## Exercise task:
Without including any pictures, write out the listing below exactly.
- - - -
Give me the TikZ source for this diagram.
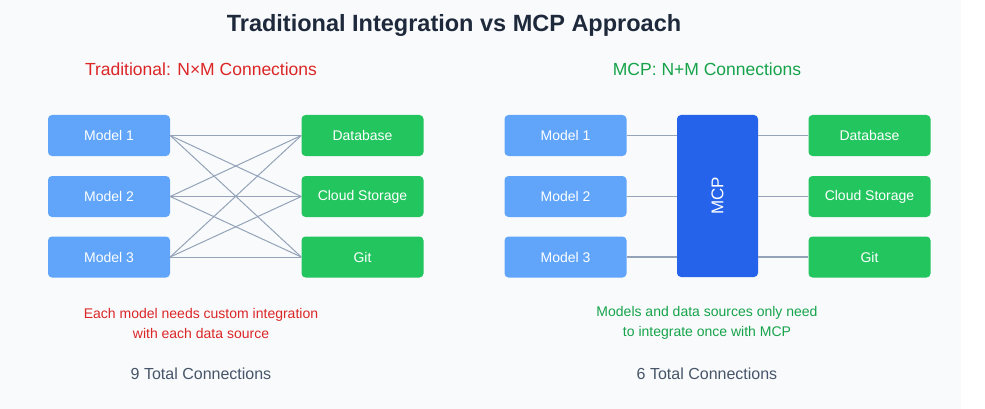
\documentclass[tikz,border=0pt]{standalone}
\usepackage{fontspec}
\setmainfont{Liberation Sans}
\definecolor{bgc}{HTML}{F8FAFC}
\definecolor{modelc}{HTML}{60A5FA}
\definecolor{datac}{HTML}{22C55E}
\definecolor{mcpc}{HTML}{2563EB}
\definecolor{linec}{HTML}{94A3B8}
\definecolor{titlec}{HTML}{1E293B}
\definecolor{redc}{HTML}{DC2626}
\definecolor{greenc}{HTML}{16A34A}
\definecolor{totalc}{HTML}{475569}
\tikzset{
  box/.style={rounded corners=4pt, minimum width=122pt, minimum height=41pt, inner sep=0pt, text=white, font=\fontsize{14}{16}\selectfont},
  modelbox/.style={box, fill=modelc},
  databox/.style={box, fill=datac},
  link/.style={linec, line width=1pt},
  hublink/.style={linec, line width=1.6pt},
  head/.style={font=\fontsize{17.5}{20}\selectfont},
  note/.style={align=center, font=\fontsize{14}{20}\selectfont},
  total/.style={text=totalc, font=\fontsize{16}{18}\selectfont}
}
\begin{document}
\begin{tikzpicture}[x=1pt, y=-1pt]
    \useasboundingbox (0,0) rectangle (985,409);
    \fill[bgc] (0,0) rectangle (961,409);

    \node[font=\bfseries\fontsize{23.5}{26}\selectfont, text=titlec] (title) at (454,25) {Traditional Integration vs MCP Approach};

    % traditional side
    \node[head, text=redc] (tradhead) at (201,69) {Traditional: N×M Connections};
    \node[modelbox] (m1) at (109,135.5) {Model 1};
    \node[modelbox] (m2) at (109,196.5) {Model 2};
    \node[modelbox] (m3) at (109,257) {Model 3};
    \node[databox] (d1) at (362.5,135.5) {Database};
    \node[databox] (d2) at (362.5,196.5) {Cloud Storage};
    \node[databox] (d3) at (362.5,257) {Git};
    \foreach \i in {1,2,3}
        \foreach \j in {1,2,3}
            \draw[link] (m\i.east) -- (d\j.west);
    \node[note, text=redc] (tradnote) at (201,323) {Each model needs custom integration\\with each data source};
    \node[total] (tradtotal) at (201,374) {9 Total Connections};

    % mcp side
    \node[head, text=greenc] (mcphead) at (707,69) {MCP: N+M Connections};
    \node[modelbox] (n1) at (565.5,135.5) {Model 1};
    \node[modelbox] (n2) at (565.5,196.5) {Model 2};
    \node[modelbox] (n3) at (565.5,257) {Model 3};
    \node[rounded corners=4pt, fill=mcpc, minimum width=81pt, minimum height=162pt, inner sep=0pt] (mcp) at (717.5,196) {};
    \node[rotate=90, text=white, font=\fontsize{17}{18}\selectfont] (mcplabel) at (mcp.center) {MCP};
    \node[databox] (e1) at (869.5,135.5) {Database};
    \node[databox] (e2) at (869.5,196.5) {Cloud Storage};
    \node[databox] (e3) at (869.5,257) {Git};
    \foreach \i in {1,2,3} {
        \draw[hublink] (n\i.east) -- (n\i.east -| mcp.west);
        \draw[hublink] (e\i.west -| mcp.east) -- (e\i.west);
    }
    \node[note, text=greenc] (mcpnote) at (707,323) {Models and data sources only need\\to integrate once with MCP};
    \node[total] (mcptotal) at (707,374) {6 Total Connections};
\end{tikzpicture}
\end{document}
- - - -
## Full output:
Give me the TikZ source for this diagram.
\documentclass[tikz,border=0pt]{standalone}
\usepackage{fontspec}
\setmainfont{Liberation Sans}
\definecolor{bgc}{HTML}{F8FAFC}
\definecolor{modelc}{HTML}{60A5FA}
\definecolor{datac}{HTML}{22C55E}
\definecolor{mcpc}{HTML}{2563EB}
\definecolor{linec}{HTML}{94A3B8}
\definecolor{titlec}{HTML}{1E293B}
\definecolor{redc}{HTML}{DC2626}
\definecolor{greenc}{HTML}{16A34A}
\definecolor{totalc}{HTML}{475569}
\tikzset{
  box/.style={rounded corners=4pt, minimum width=122pt, minimum height=41pt, inner sep=0pt, text=white, font=\fontsize{14}{16}\selectfont},
  modelbox/.style={box, fill=modelc},
  databox/.style={box, fill=datac},
  link/.style={linec, line width=1pt},
  hublink/.style={linec, line width=1.6pt},
  head/.style={font=\fontsize{17.5}{20}\selectfont},
  note/.style={align=center, font=\fontsize{14}{20}\selectfont},
  total/.style={text=totalc, font=\fontsize{16}{18}\selectfont}
}
\begin{document}
\begin{tikzpicture}[x=1pt, y=-1pt]
    \useasboundingbox (0,0) rectangle (985,409);
    \fill[bgc] (0,0) rectangle (961,409);

    \node[font=\bfseries\fontsize{23.5}{26}\selectfont, text=titlec] (title) at (454,25) {Traditional Integration vs MCP Approach};

    % traditional side
    \node[head, text=redc] (tradhead) at (201,69) {Traditional: N×M Connections};
    \node[modelbox] (m1) at (109,135.5) {Model 1};
    \node[modelbox] (m2) at (109,196.5) {Model 2};
    \node[modelbox] (m3) at (109,257) {Model 3};
    \node[databox] (d1) at (362.5,135.5) {Database};
    \node[databox] (d2) at (362.5,196.5) {Cloud Storage};
    \node[databox] (d3) at (362.5,257) {Git};
    \foreach \i in {1,2,3}
        \foreach \j in {1,2,3}
            \draw[link] (m\i.east) -- (d\j.west);
    \node[note, text=redc] (tradnote) at (201,323) {Each model needs custom integration\\with each data source};
    \node[total] (tradtotal) at (201,374) {9 Total Connections};

    % mcp side
    \node[head, text=greenc] (mcphead) at (707,69) {MCP: N+M Connections};
    \node[modelbox] (n1) at (565.5,135.5) {Model 1};
    \node[modelbox] (n2) at (565.5,196.5) {Model 2};
    \node[modelbox] (n3) at (565.5,257) {Model 3};
    \node[rounded corners=4pt, fill=mcpc, minimum width=81pt, minimum height=162pt, inner sep=0pt] (mcp) at (717.5,196) {};
    \node[rotate=90, text=white, font=\fontsize{17}{18}\selectfont] (mcplabel) at (mcp.center) {MCP};
    \node[databox] (e1) at (869.5,135.5) {Database};
    \node[databox] (e2) at (869.5,196.5) {Cloud Storage};
    \node[databox] (e3) at (869.5,257) {Git};
    \foreach \i in {1,2,3} {
        \draw[hublink] (n\i.east) -- (n\i.east -| mcp.west);
        \draw[hublink] (e\i.west -| mcp.east) -- (e\i.west);
    }
    \node[note, text=greenc] (mcpnote) at (707,323) {Models and data sources only need\\to integrate once with MCP};
    \node[total] (mcptotal) at (707,374) {6 Total Connections};
\end{tikzpicture}
\end{document}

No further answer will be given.